Still, one source close to the Perry camp says there is definitely an opening, pointing to polls that show “… nervous seniors even more nervous about their Social Security, but downright angry enough about it to demand that it be fixed.”
“There are old people in the tea party, too.”
Still, the White House moved forward the very next day with a combined $447 billion package much more broad-based than the $300 billion that was leaked in media reports. And despite the home run quality of the Thursday night speech, was it enough to push what amounts to another “stimulus” through a Congress still stuck on deficit reduction?
The true test of the message, of course, will be real world delivery. The White House may be able to push through the $240 billion proposed in payroll tax cuts — but, it’s the remaining amounts in spending that could stump the president’s agenda, including $62 billion in jobs programs and unemployment benefits extension; $35 billion keeping weary teachers, police personnel and firefighters on their jobs; $30 billion in school modernization; $15 billion for home and business rehabilitation; and $62 billion in infrastructure projects such as roads, bridges and other public works. These were the parts of the speech not garnering much applause from Republicans that night.
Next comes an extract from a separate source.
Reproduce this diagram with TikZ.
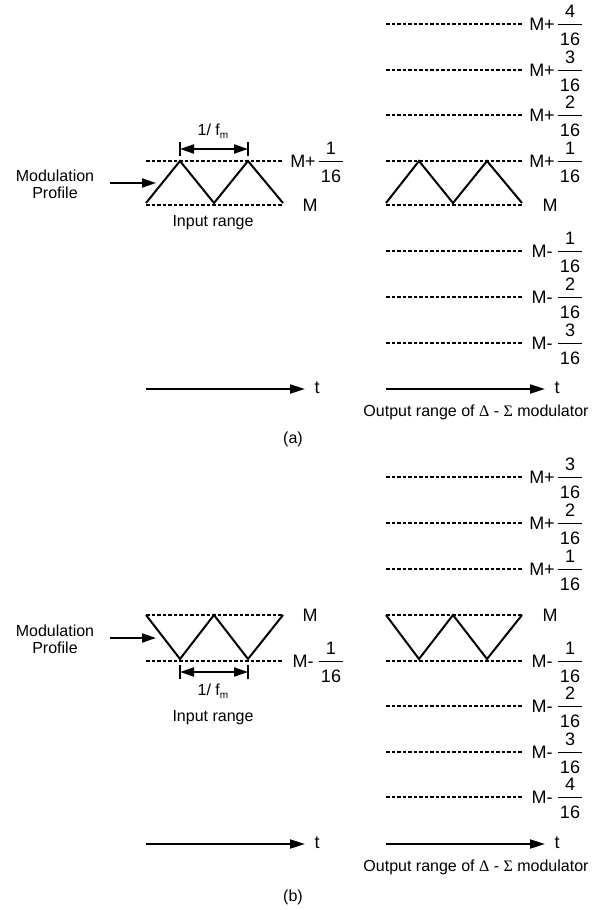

“It’s a little discouraging that he’s going to at some point give us additional responsibilities when we’re struggling to meet the ones we already have,” said Budget Super Committee member Sen. Robert Portman (R-OH), in a post-mortem ulcer after learning that the president wanted the new deficit reduction panel to find a way to pay for his plan – in addition to finding $1.5 trillion in cuts.
Committee co-member Rep. Xavier Becerra, (D-CA), seemed up to the task despite the heartburn in Congress. “[He] is right to focus the nation’s attention on the biggest deficit we face – the jobs deficit,” Becerra said in a statement. “How can we expect to balance the nation’s checkbook when 14 million Americans are out of work and having a hard time balancing theirs?”